TASK OBJECTIVE
Retype word for word the first line of the listing and each line after it up to the line with "1-520/622, (1033-90)/1098, (520-12)/622])", with the pictures taken out.

DATASET EXCERPT
# # #

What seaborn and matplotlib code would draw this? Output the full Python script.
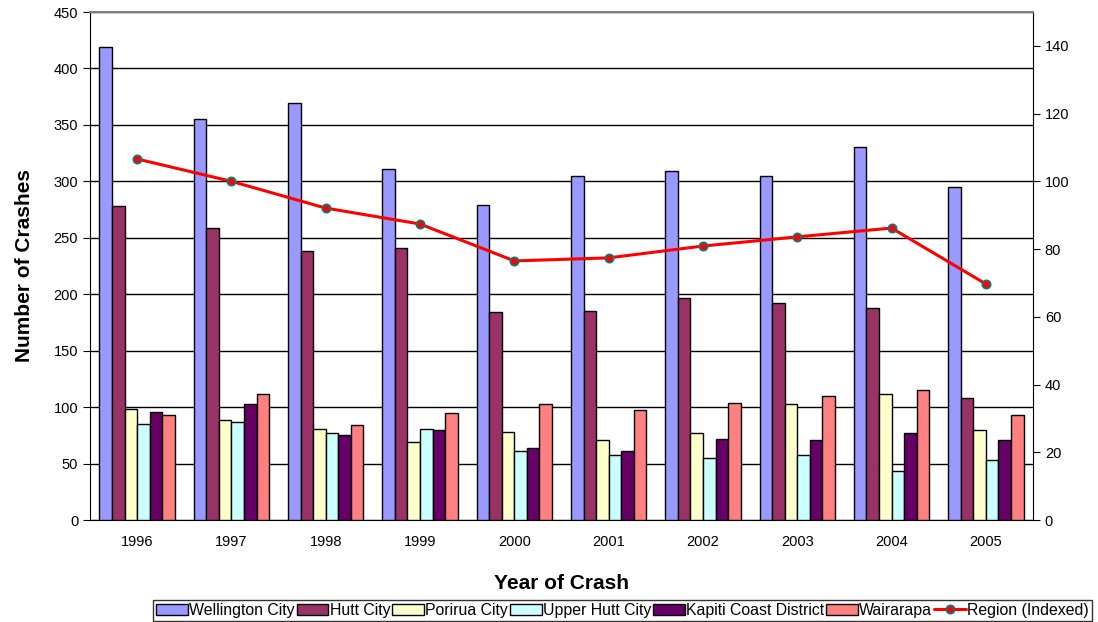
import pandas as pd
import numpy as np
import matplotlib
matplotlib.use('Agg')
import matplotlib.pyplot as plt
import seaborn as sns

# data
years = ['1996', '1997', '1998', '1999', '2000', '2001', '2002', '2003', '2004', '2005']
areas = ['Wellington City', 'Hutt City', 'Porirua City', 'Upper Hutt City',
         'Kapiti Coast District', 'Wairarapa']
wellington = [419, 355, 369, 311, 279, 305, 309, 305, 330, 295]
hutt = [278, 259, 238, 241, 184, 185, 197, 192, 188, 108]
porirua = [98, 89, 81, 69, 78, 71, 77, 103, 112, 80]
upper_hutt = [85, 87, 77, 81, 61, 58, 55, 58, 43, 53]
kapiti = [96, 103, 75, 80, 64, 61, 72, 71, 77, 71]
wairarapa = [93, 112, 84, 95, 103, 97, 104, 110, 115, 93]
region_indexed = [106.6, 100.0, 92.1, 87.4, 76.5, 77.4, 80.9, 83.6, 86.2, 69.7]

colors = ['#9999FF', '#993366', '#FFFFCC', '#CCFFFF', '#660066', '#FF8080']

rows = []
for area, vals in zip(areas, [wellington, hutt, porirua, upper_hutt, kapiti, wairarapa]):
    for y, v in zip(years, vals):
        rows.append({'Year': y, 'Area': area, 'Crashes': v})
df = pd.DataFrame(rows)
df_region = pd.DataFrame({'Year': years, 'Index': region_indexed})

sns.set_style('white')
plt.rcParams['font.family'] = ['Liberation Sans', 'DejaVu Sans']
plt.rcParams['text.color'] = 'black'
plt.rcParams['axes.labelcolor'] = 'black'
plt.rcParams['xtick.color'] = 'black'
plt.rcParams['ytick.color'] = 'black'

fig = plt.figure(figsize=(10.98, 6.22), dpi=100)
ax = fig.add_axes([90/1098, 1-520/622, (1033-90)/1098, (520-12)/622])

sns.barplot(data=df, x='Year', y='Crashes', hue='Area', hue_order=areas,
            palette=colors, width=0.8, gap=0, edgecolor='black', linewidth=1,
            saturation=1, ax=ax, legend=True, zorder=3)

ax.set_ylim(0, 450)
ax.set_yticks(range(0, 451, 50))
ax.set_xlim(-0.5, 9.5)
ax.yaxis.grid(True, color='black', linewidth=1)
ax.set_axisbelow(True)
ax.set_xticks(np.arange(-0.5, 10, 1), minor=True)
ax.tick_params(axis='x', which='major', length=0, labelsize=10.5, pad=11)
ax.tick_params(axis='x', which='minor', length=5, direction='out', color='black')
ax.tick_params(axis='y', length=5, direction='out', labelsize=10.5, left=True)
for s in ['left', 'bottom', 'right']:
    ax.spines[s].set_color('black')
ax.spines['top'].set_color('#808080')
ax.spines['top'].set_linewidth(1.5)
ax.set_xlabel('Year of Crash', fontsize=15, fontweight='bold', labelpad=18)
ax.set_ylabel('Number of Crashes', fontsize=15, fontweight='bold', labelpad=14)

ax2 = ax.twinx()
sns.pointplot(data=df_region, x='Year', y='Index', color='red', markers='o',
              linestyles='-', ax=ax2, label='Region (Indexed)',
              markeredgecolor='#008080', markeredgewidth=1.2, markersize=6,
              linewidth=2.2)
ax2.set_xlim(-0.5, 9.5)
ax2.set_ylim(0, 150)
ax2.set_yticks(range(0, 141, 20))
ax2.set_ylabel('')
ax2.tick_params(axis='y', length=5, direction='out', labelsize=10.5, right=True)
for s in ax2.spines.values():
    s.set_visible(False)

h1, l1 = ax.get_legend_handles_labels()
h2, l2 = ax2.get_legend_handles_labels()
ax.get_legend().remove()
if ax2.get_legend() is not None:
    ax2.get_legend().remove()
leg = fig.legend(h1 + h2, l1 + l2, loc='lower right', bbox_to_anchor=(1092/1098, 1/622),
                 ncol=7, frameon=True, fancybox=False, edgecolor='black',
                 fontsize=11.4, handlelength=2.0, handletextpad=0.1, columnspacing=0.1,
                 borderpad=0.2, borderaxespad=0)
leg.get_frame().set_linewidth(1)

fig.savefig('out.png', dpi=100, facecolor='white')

# # #

COMPLETE OUTPUT
What seaborn and matplotlib code would draw this? Output the full Python script.
import pandas as pd
import numpy as np
import matplotlib
matplotlib.use('Agg')
import matplotlib.pyplot as plt
import seaborn as sns

# data
years = ['1996', '1997', '1998', '1999', '2000', '2001', '2002', '2003', '2004', '2005']
areas = ['Wellington City', 'Hutt City', 'Porirua City', 'Upper Hutt City',
         'Kapiti Coast District', 'Wairarapa']
wellington = [419, 355, 369, 311, 279, 305, 309, 305, 330, 295]
hutt = [278, 259, 238, 241, 184, 185, 197, 192, 188, 108]
porirua = [98, 89, 81, 69, 78, 71, 77, 103, 112, 80]
upper_hutt = [85, 87, 77, 81, 61, 58, 55, 58, 43, 53]
kapiti = [96, 103, 75, 80, 64, 61, 72, 71, 77, 71]
wairarapa = [93, 112, 84, 95, 103, 97, 104, 110, 115, 93]
region_indexed = [106.6, 100.0, 92.1, 87.4, 76.5, 77.4, 80.9, 83.6, 86.2, 69.7]

colors = ['#9999FF', '#993366', '#FFFFCC', '#CCFFFF', '#660066', '#FF8080']

rows = []
for area, vals in zip(areas, [wellington, hutt, porirua, upper_hutt, kapiti, wairarapa]):
    for y, v in zip(years, vals):
        rows.append({'Year': y, 'Area': area, 'Crashes': v})
df = pd.DataFrame(rows)
df_region = pd.DataFrame({'Year': years, 'Index': region_indexed})

sns.set_style('white')
plt.rcParams['font.family'] = ['Liberation Sans', 'DejaVu Sans']
plt.rcParams['text.color'] = 'black'
plt.rcParams['axes.labelcolor'] = 'black'
plt.rcParams['xtick.color'] = 'black'
plt.rcParams['ytick.color'] = 'black'

fig = plt.figure(figsize=(10.98, 6.22), dpi=100)
ax = fig.add_axes([90/1098, 1-520/622, (1033-90)/1098, (520-12)/622])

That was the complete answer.